FIG. 7 is a flowchart illustrating a flow of the printing process performed by the printing system 10. When the printing process is started, the printer driver 24 inputs RGB type image data (hereinafter, merely referred to as RGB data) (Step S102). When the RGB data is input, the printer driver 24 starts the color conversion process using the color conversion module 42 (Step S104). Specifically, the input RGB data is converted into CMYK type image data. When the CMYK type image data is obtained, the computer 100 generates data which can be transmitted to the printer 200 using the halftone module 44 (Step S106). In the halftone process, a binarization process is performed on not only the color ink but also the white ink (W). In the example, in the case of the first printing mode or the second printing mode, the halftone process is performed on the white ink such that the dot recording ratio of the white area is constantly 80%. In the case of the third printing mode, the halftone process is performed on the white ink such that the dot recording ratio of the white area is constantly 70%. In the case of the third printing mode, since the printing medium is not translucent, it is possible to suppress the influence of the background color of the printing medium or the texture even when the dot recording ratio of the white ink is lower than that of the first and second printing mode.

When the halftone process is ended, the computer 100 controls the printer 200 using the printing control module 45 to start printing (Step S108). When the printing is started, the printer 200 performs a process of forming dots of each ink (Step S110). The process of forming the dots of each ink is performed as follows throughout the whole range where the image is formed on the printing medium P.

First and Third Printing Modes

In the first printing mode and the third printing mode, the dot recording ratios of the white ink applied to the printing medium and the white area are different from each other as described above. The other content of the printing process is the same. Any side is a printing mode to view the printing image from the printing face. In the printing process based on the first printing mode, the printing medium is translucent. In the printing process based on the third printing mode, the printing medium is not translucent. When the first or third printing mode is set at the time of starting the printing process by the printing mode setting unit 49, the dots of each ink are formed as follows.

When the first or third printing mode is designated, the control circuit 260 controls the ink ejecting heads 244 to 247 and 249 according to the reciprocating movement of the carriage to perform ejection of the inks. Considering one raster, (1) the white ink ejected from the nozzle group G2 (FIG. 6A) for the first time is applied to the printing medium P, and then (2) the color ink ejected from the nozzle group G2 (FIG. 6A) is applied. As a result, first, the white ink is applied to form a white ink layer, and the color inks of color (C, M, Y, and K) are applied to form a color ink layer thereon.

Second Printing Mode

The second printing mode is a printing mode for viewing the printing image from the opposite side to the printing face. In the printing process based on the second printing mode, the printing medium has a translucency. When the second printing mode is set at the time of starting the printing process by the printing mode setting unit 49, the dots of each ink are formed as follows.

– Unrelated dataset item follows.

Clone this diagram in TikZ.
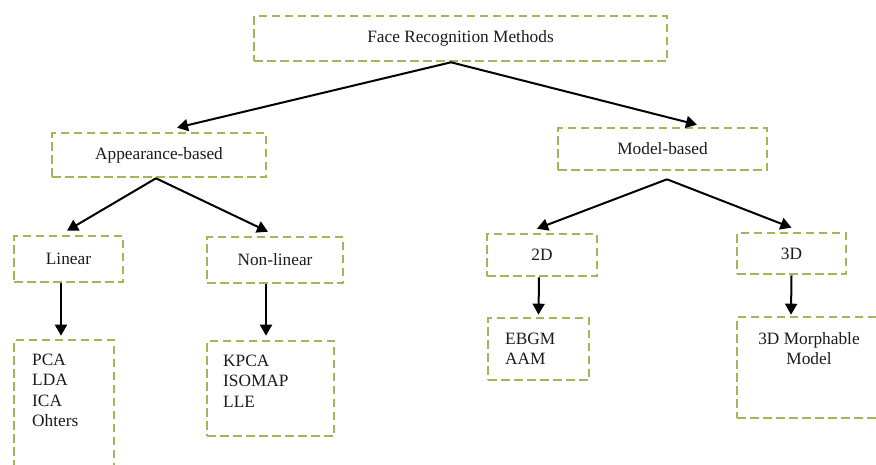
\documentclass[tikz,border=0pt]{standalone}
\usepackage{fontspec}
\setmainfont{Liberation Serif}
\usetikzlibrary{arrows.meta}
\definecolor{boxgreen}{HTML}{9BBB59}
\definecolor{txt}{HTML}{1A1A1A}
\begin{document}
\begin{tikzpicture}[x=1pt,y=-1pt,
  box/.style={draw=boxgreen, line width=2.6pt, dash pattern=on 8.5pt off 4.5pt, rectangle, inner sep=0pt, text=txt,
    font=\fontsize{17.3}{20.5}\selectfont},
  lbl/.style={inner sep=0pt, text=txt, font=\fontsize{17.3}{20.5}\selectfont},
  arr/.style={draw=black, line width=2pt, -{Triangle[length=11pt,width=12pt]}}]
\useasboundingbox (0,0) rectangle (876,464);
% boxes
\node[box, minimum width=413pt, minimum height=45pt] (top) at (460.5,38.5) {Face Recognition Methods};
\node[box, minimum width=214pt, minimum height=44pt] (app) at (159,155) {Appearance-based};
\node[box, minimum width=209pt, minimum height=42pt] (model) at (662.5,149) {Model-based};
\node[box, minimum width=109pt, minimum height=46pt] (lin) at (68.5,259) {Linear};
\node[box, minimum width=136pt, minimum height=46pt] (nonlin) at (275,260) {Non-linear};
\node[box, minimum width=110pt, minimum height=42pt] (d2) at (542,255) {2D};
\node[box, minimum width=109pt, minimum height=41pt] (d3) at (791.5,253.5) {3D};
\node[box, minimum width=100pt, minimum height=135pt] (linlist) at (64,407.5) {};
\node[box, minimum width=127pt, minimum height=95pt] (nllist) at (270.5,388.5) {};
\node[box, minimum width=101pt, minimum height=62pt] (ebgm) at (538.5,349) {};
\node[box, minimum width=149pt, minimum height=101pt] (morph) at (811.5,367.5) {};
% list texts
\node[lbl, anchor=north west, align=left] (lintxt) at (32,353.5) {PCA\\LDA\\ICA\\Ohters};
\node[lbl, anchor=north west, align=left] (nltxt) at (223,354.5) {KPCA\\ISOMAP\\LLE};
\node[lbl, anchor=north west, align=left] (ebgmtxt) at (505,332.5) {EBGM\\AAM};
\node[lbl, anchor=north, align=center] (morphtxt) at (809,332) {3D Morphable\\Model};
% connectors
\draw[arr] ([xshift=-9.5pt]top.south) -- ([xshift=18pt,yshift=4pt]app.north);
\draw[arr] ([xshift=-9.5pt]top.south) -- ([xshift=34.5pt,yshift=2pt]model.north);
\draw[arr] ([xshift=-3pt]app.south) -- ([xshift=-1.5pt,yshift=4pt]lin.north);
\draw[arr] ([xshift=-3pt]app.south) -- ([xshift=-7pt,yshift=4pt]nonlin.north);
\draw[arr] ([xshift=4.5pt,yshift=-8pt]model.south) -- ([xshift=-5pt,yshift=4pt]d2.north);
\draw[arr] ([xshift=4.5pt,yshift=-8pt]model.south) -- ([yshift=4pt]d3.north);
\draw[arr] ([xshift=-7.5pt]lin.south) -- ([xshift=-3pt,yshift=3pt]linlist.north);
\draw[arr] ([xshift=-9pt]nonlin.south) -- ([xshift=-4.5pt,yshift=4pt]nllist.north);
\draw[arr] ([xshift=-3pt]d2.south) -- ([yshift=2pt]ebgm.north);
\draw[arr] (d3.south) -- ([xshift=-20.5pt,yshift=1pt]morph.north);
\end{tikzpicture}
\end{document}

When the second printing mode is designated, the control circuit 260 controls the ink ejecting heads 244 to 247 and 248 according to the reciprocating movement of the carriage to perform ejection of the inks. Considering one raster, (1) the color ink ejected from the nozzle group G3 (FIG. 6B) for the first time is applied to the printing medium P, and then (2) the white ink ejected from the nozzle group G4 (FIG. 6B) is applied. As a result, first, the color inks (C, M, Y, and K) are applied to form a color ink layer, and the white ink is applied to form a white ink layer thereon.

As described above, the printing head 250 of the printing system 10 in the example is provided with the ink ejecting head 248 provided at the position (the adjacent position in the example) overlapping with the color ink ejecting heads 244 to 247 in the main scanning direction, and the ink ejecting head 249 provided at the position which does not overlap with the color ink ejecting heads 244 to 247 in the main scanning direction. Accordingly, it is possible to reduce the structural size as compared with the printing head of the structure provided with the ink ejecting heads which eject the light shield ink at two parts between which the ink ejecting head ejecting the color ink is interposed in the sub-scanning direction.

The printing system 10 in the example performs printing using the nozzle group G1 and the nozzle group G2 in the first and third printing mode to form the white ink layer and then to form the color ink layer. When such printing is performed, the printing is performed using all the nozzles (respectively ten nozzles in the example) of the used ink ejecting heads 244 to 247 and 249. Meanwhile, in the second printing mode to form the color ink layer and then to form the white ink layer, the printing system 10 performs the printing using the nozzle group G3 and the nozzle group G4. When such printing is performed, the printing is performed using a half number (respectively five nozzles in the example) of the nozzles of the ink ejecting heads 244 to 247 and 248. Accordingly, in the first and third printing modes, it is possible to perform the printing at the higher speed than that of the second printing mode. This is effective when the use frequency by the user in the first and third printing modes is higher than that of the second printing mode. That is, since it is possible to keep the size of the printing head 250 small while securing the high speed process of printing in the printing mode with the high use frequency, it is possible to reduce costs.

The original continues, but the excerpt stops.